Officials from Pakistan’s polio programme point to our superior reporting mechanisms and suggest that Afghanistan’s numbers may be underreported. However, this can in no way excuse our dismal performance. The fact remains that Pakistan, with its considerably stronger infrastructure and institutional capacity, should not even be in the same conversation as war-torn Afghanistan when it comes to public health metrics.
Polio in our parts has spread to 83 districts. Our environmental surveillance has detected the virus in 591 sewage samples across 106 sites. These are scary numbers. Security challenges in erstwhile Fata, Karachi, and Peshawar have indeed hampered vaccination efforts.
Yet, this narrative of perpetual hurdles is wearing thin. Pakistan’s polio eradication programme, active since 1994, has lately been hurt by mismanagement, vaccine refusals, and gaps in immunisation coverage. Despite nine vaccination campaigns and mapping efforts, 12pc of our infected children had zero doses of the oral polio vaccine. This failure cannot solely be attributed to external factors; it underscores systemic inefficiencies and lack of political will.

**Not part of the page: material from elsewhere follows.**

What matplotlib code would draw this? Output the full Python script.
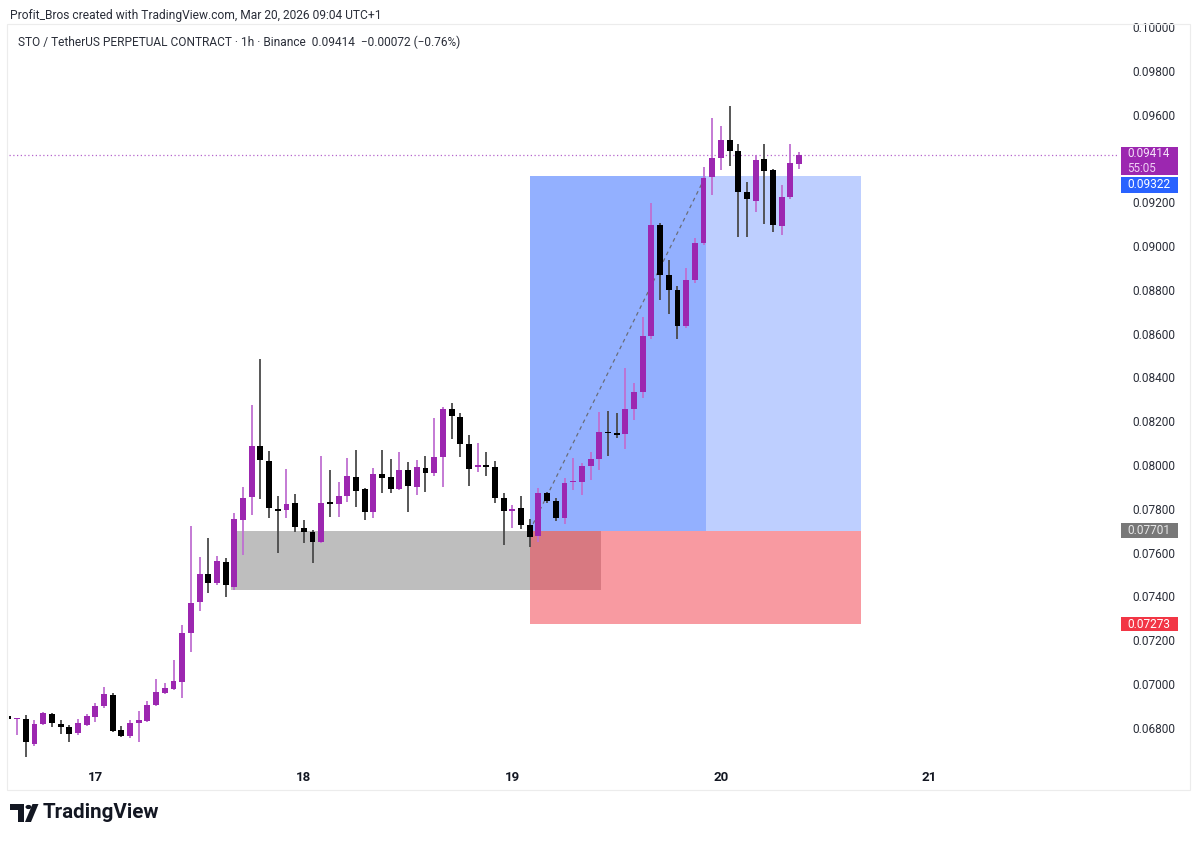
import matplotlib
matplotlib.use('Agg')
import matplotlib.pyplot as plt
import matplotlib.dates as mdates
from matplotlib.patches import Rectangle, Circle, Polygon
from matplotlib.transforms import blended_transform_factory
import numpy as np
import pandas as pd

W, H = 1200, 841

# 1h candles, STO/USDT perp, from Mar 16 14:00 to Mar 20 09:00
times = pd.date_range('2026-03-16 14:00', periods=92, freq='h')

opens = [0.06854, 0.06840, 0.06840, 0.06726, 0.06817, 0.06863, 0.06817, 0.06804, 0.06776, 0.06813,
         0.06849, 0.06900, 0.06950, 0.06790, 0.06763, 0.06822, 0.06831, 0.06904, 0.06959, 0.06977,
         0.07009, 0.07233, 0.07374, 0.07502, 0.07461, 0.07557, 0.07443, 0.07749, 0.07854, 0.08087,
         0.08018, 0.07799, 0.07795, 0.07826, 0.07712, 0.07694, 0.07648, 0.07826, 0.07822, 0.07858,
         0.07945, 0.07890, 0.07785, 0.07959, 0.07945, 0.07890, 0.07977, 0.07900, 0.07986, 0.07963,
         0.08037, 0.08256, 0.08219, 0.08096, 0.07991, 0.07995, 0.07991, 0.07849, 0.07790, 0.07804,
         0.07726, 0.07676, 0.07872, 0.07836, 0.07758, 0.07922, 0.07922, 0.07995, 0.08027, 0.08151,
         0.08146, 0.08142, 0.08256, 0.08333, 0.08589, 0.09096, 0.08868, 0.08799, 0.08635, 0.08845,
         0.09014, 0.09315, 0.09402, 0.09484, 0.09434, 0.09247, 0.09205, 0.09397, 0.09347, 0.09091,
         0.09224, 0.09374]
highs = [0.06856, 0.06845, 0.06859, 0.06836, 0.06872, 0.06868, 0.06836, 0.06813, 0.06840, 0.06863,
         0.06913, 0.06986, 0.06959, 0.06808, 0.06836, 0.06877, 0.06922, 0.07023, 0.07005, 0.07110,
         0.07269, 0.07721, 0.07580, 0.07667, 0.07584, 0.07575, 0.07781, 0.07900, 0.08274, 0.08484,
         0.08064, 0.07858, 0.07982, 0.07868, 0.07749, 0.07703, 0.08041, 0.07977, 0.07922, 0.08032,
         0.08068, 0.07895, 0.07986, 0.08068, 0.08027, 0.08059, 0.08014, 0.08023, 0.08041, 0.08215,
         0.08265, 0.08283, 0.08237, 0.08137, 0.08100, 0.08059, 0.08018, 0.07872, 0.07817, 0.07858,
         0.07753, 0.07895, 0.07877, 0.07849, 0.07941, 0.08032, 0.08009, 0.08059, 0.08242, 0.08247,
         0.08237, 0.08443, 0.08374, 0.08676, 0.09196, 0.09105, 0.08936, 0.08817, 0.08900, 0.09036,
         0.09361, 0.09584, 0.09548, 0.09639, 0.09466, 0.09292, 0.09415, 0.09466, 0.09352, 0.09278,
         0.09466, 0.09429]
lows = [0.06838, 0.06767, 0.06667, 0.06717, 0.06813, 0.06804, 0.06772, 0.06735, 0.06767, 0.06808,
        0.06827, 0.06890, 0.06781, 0.06758, 0.06753, 0.06735, 0.06827, 0.06900, 0.06954, 0.06973,
        0.06936, 0.07146, 0.07333, 0.07416, 0.07452, 0.07397, 0.07429, 0.07589, 0.07772, 0.07845,
        0.07758, 0.07598, 0.07758, 0.07694, 0.07644, 0.07553, 0.07644, 0.07763, 0.07763, 0.07831,
        0.07808, 0.07749, 0.07758, 0.07872, 0.07872, 0.07886, 0.07785, 0.07863, 0.07877, 0.07950,
        0.07900, 0.08119, 0.08037, 0.07904, 0.07968, 0.07950, 0.07826, 0.07635, 0.07712, 0.07708,
        0.07626, 0.07648, 0.07826, 0.07744, 0.07731, 0.07886, 0.07863, 0.07932, 0.07977, 0.08041,
        0.08123, 0.08073, 0.08205, 0.08306, 0.08575, 0.08753, 0.08689, 0.08575, 0.08626, 0.08831,
        0.09005, 0.09233, 0.09347, 0.09365, 0.09041, 0.09041, 0.09155, 0.09100, 0.09064, 0.09050,
        0.09215, 0.09352]
closes = [0.06840, 0.06845, 0.06735, 0.06817, 0.06868, 0.06822, 0.06804, 0.06772, 0.06822, 0.06854,
          0.06900, 0.06954, 0.06785, 0.06763, 0.06822, 0.06836, 0.06904, 0.06964, 0.06982, 0.07014,
          0.07233, 0.07370, 0.07502, 0.07461, 0.07562, 0.07452, 0.07753, 0.07849, 0.08087, 0.08023,
          0.07804, 0.07790, 0.07822, 0.07717, 0.07694, 0.07648, 0.07826, 0.07822, 0.07858, 0.07950,
          0.07881, 0.07785, 0.07959, 0.07941, 0.07890, 0.07977, 0.07904, 0.07991, 0.07963, 0.08037,
          0.08256, 0.08224, 0.08096, 0.07982, 0.08000, 0.07991, 0.07849, 0.07790, 0.07799, 0.07726,
          0.07671, 0.07872, 0.07836, 0.07758, 0.07918, 0.07927, 0.07995, 0.08027, 0.08151, 0.08146,
          0.08137, 0.08256, 0.08333, 0.08589, 0.09096, 0.08868, 0.08799, 0.08635, 0.08845, 0.09014,
          0.09310, 0.09402, 0.09484, 0.09434, 0.09247, 0.09215, 0.09393, 0.09342, 0.09096, 0.09224,
          0.09379, 0.09414]

# drawn zones / levels
last_price = 0.09414
target_price = 0.09322
entry_price = 0.07701
stop_price = 0.07273
demand_top, demand_bottom = 0.07701, 0.07429
demand_start, demand_end = '2026-03-17 15:40', '2026-03-19 10:10'
pos_start, pos_hit, pos_end = '2026-03-19 02:00', '2026-03-19 22:16', '2026-03-20 16:06'
day_ticks = ['2026-03-17', '2026-03-18', '2026-03-19', '2026-03-20', '2026-03-21']
day_labels = ['17', '18', '19', '20', '21']
# 0.09400 is hidden behind the last-price label
price_ticks = [0.068, 0.070, 0.072, 0.074, 0.076, 0.078, 0.080, 0.082, 0.084,
               0.086, 0.088, 0.090, 0.092, 0.096, 0.098, 0.100]

PURPLE = '#9c27b0'
PURPLE_WICK = '#bf6fd1'
BLACK = '#000000'
BLACK_WICK = '#4a4a4a'

fig = plt.figure(figsize=(W / 100, H / 100), dpi=100)
fig.patch.set_facecolor('white')
plt.rcParams['font.family'] = ['Roboto', 'DejaVu Sans']

# pane border
fig.patches.append(Rectangle((7 / W, 1 - 790 / H), 1183 / W, 766 / H, transform=fig.transFigure,
                             fill=False, edgecolor='#ececec', linewidth=0.8))

ax = fig.add_axes([9 / W, 1 - 760 / H, 1109 / W, 736 / H])
ax.set_facecolor('none')
for s in ax.spines.values():
    s.set_visible(False)

x = mdates.date2num(times)
o = np.array(opens); c = np.array(closes); hi = np.array(highs); lo = np.array(lows)
up = c >= o
bw = 0.68 / 24

# zones (under candles)
d0, d1 = mdates.date2num(pd.Timestamp(demand_start)), mdates.date2num(pd.Timestamp(demand_end))
ax.add_patch(Rectangle((d0, demand_bottom), d1 - d0, demand_top - demand_bottom,
                       facecolor='#bebebe', edgecolor='none', zorder=1))
p0 = mdates.date2num(pd.Timestamp(pos_start))
p1 = mdates.date2num(pd.Timestamp(pos_hit))
p2 = mdates.date2num(pd.Timestamp(pos_end))
ax.add_patch(Rectangle((p0, stop_price), p2 - p0, entry_price - stop_price,
                       facecolor=(242 / 255, 54 / 255, 69 / 255, 0.5), edgecolor='none', zorder=2))
ax.add_patch(Rectangle((p0, entry_price), p1 - p0, target_price - entry_price,
                       facecolor=(41 / 255, 98 / 255, 255 / 255, 0.5), edgecolor='none', zorder=2))
ax.add_patch(Rectangle((p1, entry_price), p2 - p1, target_price - entry_price,
                       facecolor=(41 / 255, 98 / 255, 255 / 255, 0.3), edgecolor='none', zorder=2))
ax.plot([p0, p1], [entry_price, target_price], color='#6a6d78', linestyle=(0, (3, 3)),
        linewidth=0.9, zorder=3)

# current price dotted line
ax.axhline(last_price, color='#b565cc', linestyle=(0, (1, 2)), linewidth=0.9, zorder=2)

# candles
ax.vlines(x, lo, hi, colors=np.where(up, PURPLE_WICK, BLACK_WICK), linewidth=1.3, zorder=4)
bottoms = np.minimum(o, c)
heights = np.maximum(np.abs(c - o), 0.00007)
ax.bar(x, heights, width=bw, bottom=bottoms, color=np.where(up, PURPLE, BLACK),
       edgecolor='none', zorder=5)

xmin = mdates.date2num(pd.Timestamp('2026-03-16 14:04'))
xmax = mdates.date2num(pd.Timestamp('2026-03-21 21:42'))
ax.set_xlim(xmin, xmax)
ax.set_ylim(0.06653, 0.10014)

ax.set_xticks(mdates.date2num(pd.to_datetime(day_ticks)))
ax.set_xticklabels(day_labels)
ax.tick_params(axis='x', length=0, pad=8, labelsize=9.5, labelcolor='#131722')
for t in ax.get_xticklabels():
    t.set_fontweight('bold')

ax.yaxis.tick_right()
ax.set_yticks(price_ticks)
ax.set_yticklabels([f'{v:.5f}' for v in price_ticks])
ax.tick_params(axis='y', length=0, pad=10, labelsize=8.6, labelcolor='#2a2e39')

# price scale labels
tr = blended_transform_factory(ax.transAxes, ax.transData)
px = 0.001 / 21.9
bx, bwid = 1.0025, 57 / 1109
tx = 1.0081


def price_box(top, bottom, color):
    ax.add_patch(Rectangle((bx, bottom), bwid, top - bottom, transform=tr, facecolor=color,
                           edgecolor='none', clip_on=False, zorder=10))


price_box(last_price + 8 * px, last_price - 20 * px, '#9c27b0')
ax.text(tx, last_price + 1.5 * px, f'{last_price:.5f}', transform=tr, color='#f6e3fa', fontsize=8.4,
        va='center', ha='left', clip_on=False, zorder=11)
ax.text(tx, last_price - 13.5 * px, '55:05', transform=tr, color='#f0d0f5', fontsize=8.4,
        va='center', ha='left', clip_on=False, zorder=11)
price_box(target_price - 1 * px, target_price - 17 * px, '#2962ff')
ax.text(tx, target_price - 9 * px, f'{target_price:.5f}', transform=tr, color='white', fontsize=8.6,
        va='center', ha='left', clip_on=False, zorder=11)
price_box(entry_price + 8 * px, entry_price - 7.5 * px, '#787878')
ax.text(tx, entry_price, f'{entry_price:.5f}', transform=tr, color='#e8e8e8', fontsize=8.6,
        va='center', ha='left', clip_on=False, zorder=11)
price_box(stop_price + 7.5 * px, stop_price - 7 * px, '#f23645')
ax.text(tx, stop_price, f'{stop_price:.5f}', transform=tr, color='white', fontsize=8.6,
        va='center', ha='left', clip_on=False, zorder=11)

# header texts
fig.text(10 / W, 1 - 15 / H, 'Profit_Bros created with TradingView.com, Mar 20, 2026 09:04 UTC+1',
         fontsize=8.65, color='#2a2e39', va='center', ha='left')
fig.text(18 / W, 1 - 42 / H,
         'STO / TetherUS PERPETUAL CONTRACT · 1h · Binance  0.09414  \u22120.00072 (\u22120.76%)',
         fontsize=8.55, color='#2a2e39', va='center', ha='left')

# TradingView logo
T = fig.transFigure


def fx(v):
    return v / W


def fy(v):
    return 1 - v / H


fig.patches.append(Polygon([(fx(10), fy(804)), (fx(24), fy(804)), (fx(24), fy(822)), (fx(18), fy(822)),
                            (fx(18), fy(810)), (fx(10), fy(810))], closed=True, transform=T,
                           facecolor='#131722', edgecolor='none'))
fig.patches.append(Circle((fx(28.5), fy(807)), 3 / W, transform=T, facecolor='#131722'))
fig.patches.append(Polygon([(fx(25), fy(822)), (fx(31), fy(822)), (fx(38.5), fy(804)), (fx(32.5), fy(804))],
                           closed=True, transform=T, facecolor='#131722', edgecolor='none'))
fig.text(43 / W, 1 - 813 / H, 'TradingView', fontsize=14.8, fontweight='bold', color='#131722',
         va='center', ha='left')

plt.savefig('out.png', dpi=100)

The formation of a new team by Prime Minister Shehbaz Sharif, including focal person Ayesha Raza Farooq and national coordinator Anwarul Haq, suggests recognition of the crisis — but we have seen similar initiatives before with little lasting impact. The programme’s officials must adopt innovative strategies to overcome resistance, improve access, and ensure accountability at every level. The global eradication of polio is within reach, and Pakistan has no excuse to remain an outlier. It is time to end this national disgrace once and for all.